Hamilton tells a story to illustrate the point. A vendor recently quoted HRC roughly seventeen thousand dollars for a repair. The board’s standing practice on major expenses — informed by the range of experience around the table — is to ask for additional quotes before signing off. The second quote came back at a forty-five-dollar part.
“You don’t know what you don’t know,” Hamilton says of why that diversity matters. “You’ve got to have a diversity of voices and experiences in the room.”

Hiring the next executive director

The board’s emphasis on process was tested last year during HRC’s search for a new executive director. The board worked through more than two dozen applicants using a structured rubric, met in extra sessions, and refused to rush a decision

Susan Tybon began as executive director in November 2025.
“I was impressed with her when I interviewed her, and I’m more impressed with her every meeting,” Hamilton says. “I think we’re in good hands.”

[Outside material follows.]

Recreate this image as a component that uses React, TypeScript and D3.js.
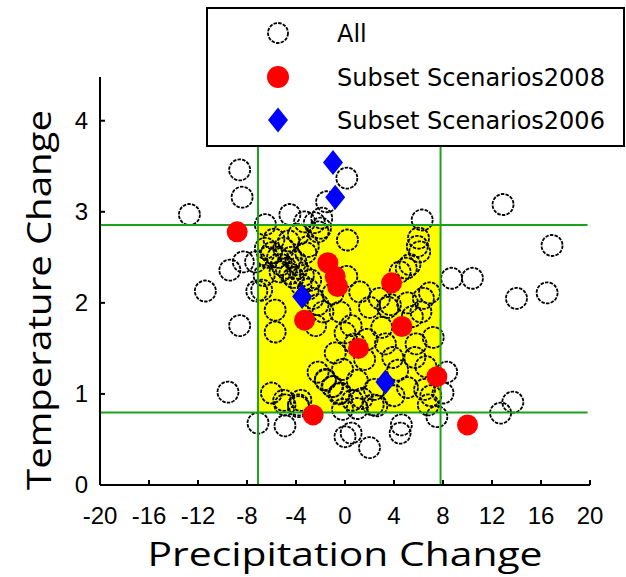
import React, { useEffect, useRef } from "react";
import * as d3 from "d3";

// precipitation change (x), temperature change (y)
const allX = [
  -8.6, -8.4, -12.7, -8.3, -9.4, -11.4, -7.3, -7.2, -8.6, -9.55,
  0.15, -1.5, -4.5, -3.3, -1.9, -2.5, -6.5, 6.3, 12.9, 16.9,
  16.5, 14.0, 10.4, 8.7, 8.3, 8.0, 7.5, 13.7, 12.7, -7.1,
  -4.9, -3.8, 0.0, 0.5, 2.0, 4.6, 4.5, -0.2, 1.0, 2.6,
  -6.5, -6.0, -5.5, -5.2, -4.8, -4.5, -4.2, -4.0, -3.6, -3.2,
  -3.0, -2.6, -2.2, -1.8, -5.8, -5.0, -4.6, -3.8, -6.8, -5.7,
  -5.7, -6.0, -5.0, -3.6, -2.2, -1.6, -1.0, -0.5, -0.8, 0.2,
  -1.0, -0.4, 0.5, 1.2, 2.0, 2.8, 3.5, 4.5, 5.0, 5.3,
  6.0, 5.9, 6.1, 6.9, 6.4, 5.1, 3.7, 0.15, 5.7, 4.3,
  5.1, 1.6, 1.0, 0.6, 2.3, 6.8, 6.5, 3.0, 1.8, -2.4,
  0.0, -1.6, -1.06, -0.4, -3.8, -4.9, -2.2, -6.3, -5.3, -4.4,
  -3.9, -3.4, -2.8, -2.0, 3.3, 4.0, 5.5, 6.6, 7.2, 2.4,
  -0.2, 1.4, 0.8, 3.9, 5.8, 7.0, 6.2, -6.6, -3.0
];
const allY = [
  3.46, 3.16, 2.97, 2.45, 2.36, 2.13, 2.45, 2.13, 1.75, 1.02,
  3.37, 3.11, 2.97, 2.89, 2.93, 2.88, 2.86, 2.91, 3.08, 2.63,
  2.11, 2.05, 2.27, 2.27, 1.24, 1.01, 0.75, 0.91, 0.79, 0.68,
  0.65, 0.86, 0.53, 0.57, 0.41, 0.66, 0.57, 0.83, 0.84, 0.87,
  2.6, 2.55, 2.5, 2.42, 2.38, 2.32, 2.28, 2.45, 2.2, 2.55,
  2.15, 2.05, 1.98, 1.9, 2.7, 2.6, 2.68, 2.75, 2.14, 1.92,
  1.68, 1.01, 0.93, 0.93, 1.24, 1.16, 1.08, 1.0, 1.45, 2.69,
  2.1, 1.9, 1.75, 2.12, 1.95, 2.05, 1.95, 2.34, 2.38, 2.42,
  2.71, 2.62, 2.56, 2.11, 2.05, 2.0, 1.98, 2.29, 1.4, 1.26,
  1.07, 1.38, 1.15, 0.93, 0.88, 0.88, 1.05, 1.73, 1.6, 1.75,
  1.67, 1.15, 1.08, 1.01, 0.88, 0.88, 2.78, 2.5, 2.34, 2.5,
  2.38, 2.3, 2.25, 2.82, 1.55, 0.98, 1.85, 1.3, 1.62, 1.05,
  1.27, 0.95, 1.55, 1.4, 1.55, 0.98, 1.9, 2.3, 2.62
];

const sub2008X = [-8.8, -1.4, -0.8, -0.6, 3.8, -3.3, 4.65, 1.1, 7.5, -2.6, 10.0];
const sub2008Y = [2.78, 2.44, 2.29, 2.18, 2.22, 1.81, 1.74, 1.5, 1.19, 0.77, 0.66];

const sub2006X = [-0.98, -0.8, -3.5, 3.3];
const sub2006Y = [3.54, 3.16, 2.07, 1.13];

const xTicks = [-20, -16, -12, -8, -4, 0, 4, 8, 12, 16, 20];
const yTicks = [0, 1, 2, 3, 4];

// target window bounds
const boxX = [-7.1, 7.8];
const boxY = [0.795, 2.854];

const legendLabels = ["All", "Subset Scenarios2008", "Subset Scenarios2006"];

const App = () => {
  const ref = useRef<SVGSVGElement>(null);
  useEffect(() => {
    const WIDTH = 626;
    const HEIGHT = 577;
    const x = d3.scaleLinear().domain([-20, 20]).range([100, 590]);
    const y = d3.scaleLinear().domain([0, 4.48]).range([485, 77]);
    const tickFont = "'Liberation Sans', Arial, sans-serif";
    const titleFont = "'Open Sans', sans-serif";

    const svg = d3.select(ref.current).attr("width", WIDTH).attr("height", HEIGHT);
    svg.selectAll("*").remove();

    /* yellow window */
    svg
      .append("rect")
      .attr("x", x(boxX[0]))
      .attr("y", y(boxY[1]))
      .attr("width", x(boxX[1]) - x(boxX[0]))
      .attr("height", y(boxY[0]) - y(boxY[1]))
      .attr("fill", "#ffff00");

    /* open circles */
    svg
      .append("g")
      .selectAll("circle")
      .data(d3.range(allX.length))
      .join("circle")
      .attr("cx", (i) => x(allX[i]))
      .attr("cy", (i) => y(allY[i]))
      .attr("r", 10.5)
      .attr("fill", "none")
      .attr("stroke", "#000")
      .attr("stroke-width", 1.8)
      .attr("stroke-dasharray", "3.5 1.2");

    /* green lines */
    const green = svg.append("g").attr("stroke", "#1aa31a").attr("stroke-width", 2);
    boxY.forEach((v) => {
      green
        .append("line")
        .attr("x1", x(-20))
        .attr("x2", x(19.8))
        .attr("y1", y(v))
        .attr("y2", y(v));
    });
    boxX.forEach((v) => {
      green
        .append("line")
        .attr("x1", x(v))
        .attr("x2", x(v))
        .attr("y1", y(0))
        .attr("y2", y(4.48));
    });

    /* 2008 subset */
    svg
      .append("g")
      .selectAll("circle")
      .data(d3.range(sub2008X.length))
      .join("circle")
      .attr("cx", (i) => x(sub2008X[i]))
      .attr("cy", (i) => y(sub2008Y[i]))
      .attr("r", 10.5)
      .attr("fill", "#ff0000");

    /* 2006 subset */
    const diamond = "M0,-12.5L10,0L0,12.5L-10,0Z";
    svg
      .append("g")
      .selectAll("path")
      .data(d3.range(sub2006X.length))
      .join("path")
      .attr("d", diamond)
      .attr("transform", (i) => `translate(${x(sub2006X[i])},${y(sub2006Y[i])})`)
      .attr("fill", "#0000ff");

    /* axes */
    const axis = svg.append("g").attr("stroke", "#000").attr("stroke-width", 2);
    axis.append("line").attr("x1", x(-20)).attr("x2", x(20)).attr("y1", y(0)).attr("y2", y(0));
    axis.append("line").attr("x1", x(-20)).attr("x2", x(-20)).attr("y1", y(0)).attr("y2", y(4.48));
    xTicks.forEach((t) => {
      axis.append("line").attr("x1", x(t)).attr("x2", x(t)).attr("y1", y(0)).attr("y2", y(0) - 5);
    });
    yTicks.forEach((t) => {
      axis.append("line").attr("x1", x(-20)).attr("x2", x(-20) + 5).attr("y1", y(t)).attr("y2", y(t));
    });

    svg
      .append("g")
      .selectAll("text")
      .data(xTicks)
      .join("text")
      .attr("x", (d) => x(d))
      .attr("y", 524)
      .attr("text-anchor", "middle")
      .attr("font-family", tickFont)
      .attr("font-size", 24)
      .text((d) => d);

    svg
      .append("g")
      .selectAll("text")
      .data(yTicks)
      .join("text")
      .attr("x", 88)
      .attr("y", (d) => y(d) + 8)
      .attr("text-anchor", "end")
      .attr("font-family", tickFont)
      .attr("font-size", 24)
      .text((d) => d);

    /* titles */
    svg
      .append("text")
      .attr("x", 345)
      .attr("y", 566)
      .attr("text-anchor", "middle")
      .attr("font-family", titleFont)
      .attr("font-size", 33)
      .attr("textLength", 395)
      .attr("lengthAdjust", "spacingAndGlyphs")
      .text("Precipitation Change");
    svg
      .append("text")
      .attr("transform", "translate(51,300) rotate(-90)")
      .attr("text-anchor", "middle")
      .attr("font-family", titleFont)
      .attr("font-size", 33)
      .attr("textLength", 380)
      .attr("lengthAdjust", "spacingAndGlyphs")
      .text("Temperature Change");

    /* legend */
    const lg = svg.append("g");
    lg.append("rect")
      .attr("x", 207)
      .attr("y", 8)
      .attr("width", 417)
      .attr("height", 138)
      .attr("fill", "#fff")
      .attr("stroke", "#000")
      .attr("stroke-width", 2);
    const rows = [33, 77, 120];
    lg.append("circle")
      .attr("cx", 278)
      .attr("cy", rows[0])
      .attr("r", 10)
      .attr("fill", "none")
      .attr("stroke", "#000")
      .attr("stroke-width", 1.8)
      .attr("stroke-dasharray", "3.5 1.2");
    lg.append("circle").attr("cx", 278).attr("cy", rows[1]).attr("r", 11).attr("fill", "#ff0000");
    lg.append("path")
      .attr("d", diamond)
      .attr("transform", `translate(278,${rows[2]})`)
      .attr("fill", "#0000ff");
    legendLabels.forEach((l, i) => {
      lg.append("text")
        .attr("x", 337)
        .attr("y", rows[i] + 9)
        .attr("font-family", "'DejaVu Sans', sans-serif")
        .attr("font-size", 24)
        .text(l);
    });
  }, []);

  return (
    <svg ref={ref} style={{ position: "absolute", left: 0, top: 0, background: "#fff" }} />
  );
};

export default App;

He describes Tybon as a leader who spent her first months listening rather than rewriting — building relationships, learning the staff and the region — and is now beginning to articulate her longer-term direction. “I’m excited for the next six months,” he says.

The “why”

Asked for one sentence about why he volunteers his time at HRC, Hamilton offers it without pause.
“I believe in people’s capacity for growth.”
It is, almost word for word, the conviction HRC was built on. The agency’s long-running tagline — helping people help themselves — rests on the same idea: that with the right support, people can change, recover, and rebuild.
Hamilton extends the same conviction to how he wants neighbors to think about the people HRC serves — people sometimes shadowed by stigma around mental illness, addiction, or disability. He doesn’t ask for sympathy. He asks for curiosity.
“Come at it with a curious mindset, rather than a mindset of ‘I already understand,’” he says.

Still showing up

Hamilton also serves on the boards of the Paris Area Chamber of Commerce, the Terre Haute Symphony Orchestra, and the Gridiron Alumni Club. He credits his wife Millie Arp Hamilton, his parents Jim and Angie Hamilton, his siblings Nick and Kacey Hamilton, his grandmother Marilyn Burba, and longtime mentor David M. Frisse for the values he carries into each room.

“I know there are so many people in the community who are there for me,” he says. “And almost as importantly, there are younger cousins. You get to be there for them when they need it. That’s part of what being part of a good community is.”

For readers wondering whether they have anything to offer their community, Hamilton goes back to the only answer he seems to need. “Don’t be afraid to show up,” he says. “Everybody’s looking for more help. Everybody needs more people to be involved.”